* **DIRECTION**: In the records below, begin at the line that has "Clone this chart" and stop after the line that has "Chart.register(...registerables);"; quote those lines verbatim and nothing more.

* **INPUT ROWS**:
- - - - - - -
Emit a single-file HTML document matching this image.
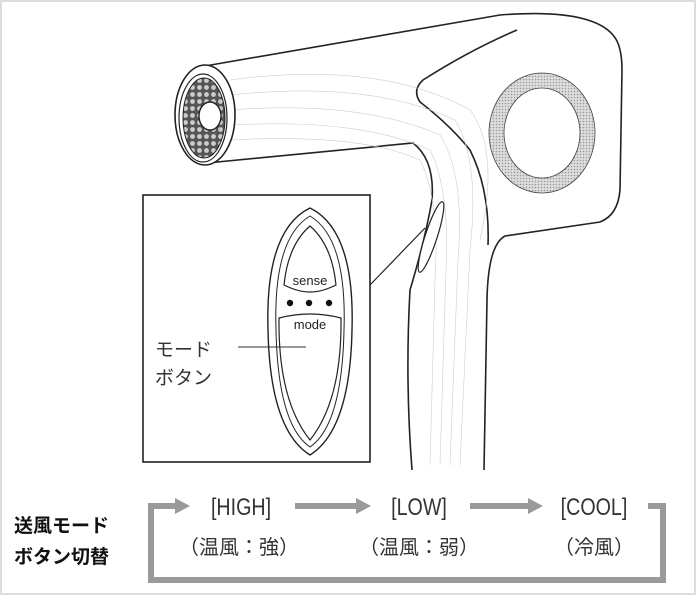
- - - - - - -
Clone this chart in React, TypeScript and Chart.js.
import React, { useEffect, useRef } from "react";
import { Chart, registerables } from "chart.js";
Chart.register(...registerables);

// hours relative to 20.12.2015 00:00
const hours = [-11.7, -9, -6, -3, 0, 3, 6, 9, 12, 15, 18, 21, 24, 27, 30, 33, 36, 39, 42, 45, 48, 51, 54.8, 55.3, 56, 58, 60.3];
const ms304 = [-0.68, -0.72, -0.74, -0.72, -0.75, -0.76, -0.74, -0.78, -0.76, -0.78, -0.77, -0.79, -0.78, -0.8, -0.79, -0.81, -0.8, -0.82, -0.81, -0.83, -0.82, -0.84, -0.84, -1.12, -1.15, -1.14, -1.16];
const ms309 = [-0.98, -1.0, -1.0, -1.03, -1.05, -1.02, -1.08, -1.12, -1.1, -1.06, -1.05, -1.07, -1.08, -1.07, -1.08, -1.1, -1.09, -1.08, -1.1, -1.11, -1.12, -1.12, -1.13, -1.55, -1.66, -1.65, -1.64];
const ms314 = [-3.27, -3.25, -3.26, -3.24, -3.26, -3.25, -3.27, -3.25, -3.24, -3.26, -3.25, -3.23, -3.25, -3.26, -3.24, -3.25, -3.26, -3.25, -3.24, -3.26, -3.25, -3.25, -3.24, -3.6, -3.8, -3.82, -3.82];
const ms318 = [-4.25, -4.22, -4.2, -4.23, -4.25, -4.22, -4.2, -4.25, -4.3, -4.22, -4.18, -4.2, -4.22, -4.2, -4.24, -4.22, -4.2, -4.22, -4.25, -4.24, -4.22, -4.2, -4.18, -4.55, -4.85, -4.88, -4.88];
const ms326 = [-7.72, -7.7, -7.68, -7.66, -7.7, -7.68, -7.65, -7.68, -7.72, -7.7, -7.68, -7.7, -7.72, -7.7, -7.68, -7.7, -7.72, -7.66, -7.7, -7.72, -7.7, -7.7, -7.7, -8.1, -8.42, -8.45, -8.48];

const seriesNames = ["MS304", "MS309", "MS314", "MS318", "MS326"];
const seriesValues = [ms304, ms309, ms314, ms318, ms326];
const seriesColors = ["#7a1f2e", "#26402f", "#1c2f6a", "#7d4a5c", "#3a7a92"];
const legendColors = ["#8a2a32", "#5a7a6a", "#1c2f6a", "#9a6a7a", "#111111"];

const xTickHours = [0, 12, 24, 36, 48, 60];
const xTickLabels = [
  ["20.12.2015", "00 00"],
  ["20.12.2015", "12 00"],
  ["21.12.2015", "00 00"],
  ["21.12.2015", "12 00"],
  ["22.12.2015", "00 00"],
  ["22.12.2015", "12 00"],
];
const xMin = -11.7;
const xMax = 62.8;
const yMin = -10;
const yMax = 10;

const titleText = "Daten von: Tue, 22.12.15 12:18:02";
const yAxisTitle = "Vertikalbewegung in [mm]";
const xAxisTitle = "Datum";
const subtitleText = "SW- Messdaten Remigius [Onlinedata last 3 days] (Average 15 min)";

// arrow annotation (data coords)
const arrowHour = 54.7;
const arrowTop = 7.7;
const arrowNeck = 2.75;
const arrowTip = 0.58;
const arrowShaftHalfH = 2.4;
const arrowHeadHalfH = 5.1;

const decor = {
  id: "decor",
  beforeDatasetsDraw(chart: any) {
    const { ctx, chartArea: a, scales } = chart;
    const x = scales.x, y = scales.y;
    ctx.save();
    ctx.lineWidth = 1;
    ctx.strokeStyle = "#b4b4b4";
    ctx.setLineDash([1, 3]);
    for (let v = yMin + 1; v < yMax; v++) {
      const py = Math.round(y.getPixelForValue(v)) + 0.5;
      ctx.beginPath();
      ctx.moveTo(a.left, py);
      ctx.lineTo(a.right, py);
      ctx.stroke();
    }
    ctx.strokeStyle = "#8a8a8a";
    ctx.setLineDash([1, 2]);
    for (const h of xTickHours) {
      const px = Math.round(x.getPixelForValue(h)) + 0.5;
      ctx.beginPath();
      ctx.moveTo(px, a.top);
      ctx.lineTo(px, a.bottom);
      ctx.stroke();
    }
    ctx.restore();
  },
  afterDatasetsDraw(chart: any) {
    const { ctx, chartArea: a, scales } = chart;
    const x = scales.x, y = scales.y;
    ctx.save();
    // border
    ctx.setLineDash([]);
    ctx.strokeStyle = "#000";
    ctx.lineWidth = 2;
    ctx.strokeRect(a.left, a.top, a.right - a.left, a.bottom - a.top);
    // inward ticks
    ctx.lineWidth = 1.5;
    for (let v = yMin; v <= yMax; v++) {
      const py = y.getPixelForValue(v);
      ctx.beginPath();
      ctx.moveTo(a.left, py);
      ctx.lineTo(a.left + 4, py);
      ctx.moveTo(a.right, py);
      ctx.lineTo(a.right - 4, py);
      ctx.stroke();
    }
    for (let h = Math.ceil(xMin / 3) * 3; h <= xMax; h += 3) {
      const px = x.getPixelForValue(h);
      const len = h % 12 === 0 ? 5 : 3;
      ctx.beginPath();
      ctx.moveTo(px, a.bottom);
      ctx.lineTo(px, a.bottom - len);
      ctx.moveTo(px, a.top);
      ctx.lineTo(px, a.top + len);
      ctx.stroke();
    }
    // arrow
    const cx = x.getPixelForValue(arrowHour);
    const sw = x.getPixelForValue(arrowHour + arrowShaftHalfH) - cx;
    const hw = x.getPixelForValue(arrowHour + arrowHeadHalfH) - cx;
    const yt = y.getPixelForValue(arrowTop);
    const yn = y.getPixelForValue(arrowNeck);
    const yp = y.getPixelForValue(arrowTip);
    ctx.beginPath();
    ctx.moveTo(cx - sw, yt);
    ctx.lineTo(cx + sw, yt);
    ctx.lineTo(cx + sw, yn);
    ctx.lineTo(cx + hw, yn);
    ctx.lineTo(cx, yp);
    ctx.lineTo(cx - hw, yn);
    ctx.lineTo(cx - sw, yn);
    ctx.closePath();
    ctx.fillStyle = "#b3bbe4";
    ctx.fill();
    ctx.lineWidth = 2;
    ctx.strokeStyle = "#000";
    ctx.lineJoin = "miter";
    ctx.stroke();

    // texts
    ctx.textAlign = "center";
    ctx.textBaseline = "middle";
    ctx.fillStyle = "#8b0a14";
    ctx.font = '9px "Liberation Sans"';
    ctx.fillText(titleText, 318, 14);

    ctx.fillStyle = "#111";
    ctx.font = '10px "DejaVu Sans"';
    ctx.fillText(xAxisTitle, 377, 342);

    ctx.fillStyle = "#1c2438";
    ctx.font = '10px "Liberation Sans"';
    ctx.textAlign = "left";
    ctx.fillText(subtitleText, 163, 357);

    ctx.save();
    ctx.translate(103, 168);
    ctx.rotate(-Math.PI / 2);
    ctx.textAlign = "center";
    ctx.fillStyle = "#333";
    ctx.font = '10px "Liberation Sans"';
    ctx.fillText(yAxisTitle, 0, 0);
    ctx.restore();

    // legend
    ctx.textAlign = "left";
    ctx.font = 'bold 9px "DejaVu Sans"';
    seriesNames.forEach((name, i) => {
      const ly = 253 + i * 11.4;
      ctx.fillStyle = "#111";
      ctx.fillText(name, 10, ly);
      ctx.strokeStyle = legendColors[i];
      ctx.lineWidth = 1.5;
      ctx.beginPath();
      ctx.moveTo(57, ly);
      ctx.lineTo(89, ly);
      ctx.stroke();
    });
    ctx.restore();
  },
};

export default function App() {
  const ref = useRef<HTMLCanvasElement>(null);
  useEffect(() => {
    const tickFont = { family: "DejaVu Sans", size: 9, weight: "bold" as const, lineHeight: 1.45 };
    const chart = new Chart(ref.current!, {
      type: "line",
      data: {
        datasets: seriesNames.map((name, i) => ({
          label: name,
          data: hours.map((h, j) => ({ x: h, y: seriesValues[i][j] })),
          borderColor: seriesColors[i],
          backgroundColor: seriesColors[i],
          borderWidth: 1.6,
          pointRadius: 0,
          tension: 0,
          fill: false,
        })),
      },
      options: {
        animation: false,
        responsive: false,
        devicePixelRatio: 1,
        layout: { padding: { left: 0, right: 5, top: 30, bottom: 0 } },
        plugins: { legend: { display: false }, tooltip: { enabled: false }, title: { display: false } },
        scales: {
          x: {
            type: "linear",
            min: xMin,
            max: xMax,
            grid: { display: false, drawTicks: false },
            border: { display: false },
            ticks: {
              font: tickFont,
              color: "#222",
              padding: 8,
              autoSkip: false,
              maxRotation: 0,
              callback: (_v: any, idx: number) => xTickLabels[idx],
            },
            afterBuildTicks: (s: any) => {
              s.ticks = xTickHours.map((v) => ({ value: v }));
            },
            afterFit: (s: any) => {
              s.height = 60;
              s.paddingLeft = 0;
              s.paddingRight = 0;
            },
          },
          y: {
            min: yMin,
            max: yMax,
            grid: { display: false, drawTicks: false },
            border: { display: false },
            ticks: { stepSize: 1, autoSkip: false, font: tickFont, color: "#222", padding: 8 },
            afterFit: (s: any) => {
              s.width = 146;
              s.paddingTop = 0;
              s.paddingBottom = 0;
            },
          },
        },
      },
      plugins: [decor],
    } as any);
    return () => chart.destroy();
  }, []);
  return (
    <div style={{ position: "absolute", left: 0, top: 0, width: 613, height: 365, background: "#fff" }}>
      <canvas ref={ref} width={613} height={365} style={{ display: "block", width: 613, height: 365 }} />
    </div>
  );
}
- - - - - - -
* **CORRECT OUTPUT**:
Clone this chart in React, TypeScript and Chart.js.
import React, { useEffect, useRef } from "react";
import { Chart, registerables } from "chart.js";
Chart.register(...registerables);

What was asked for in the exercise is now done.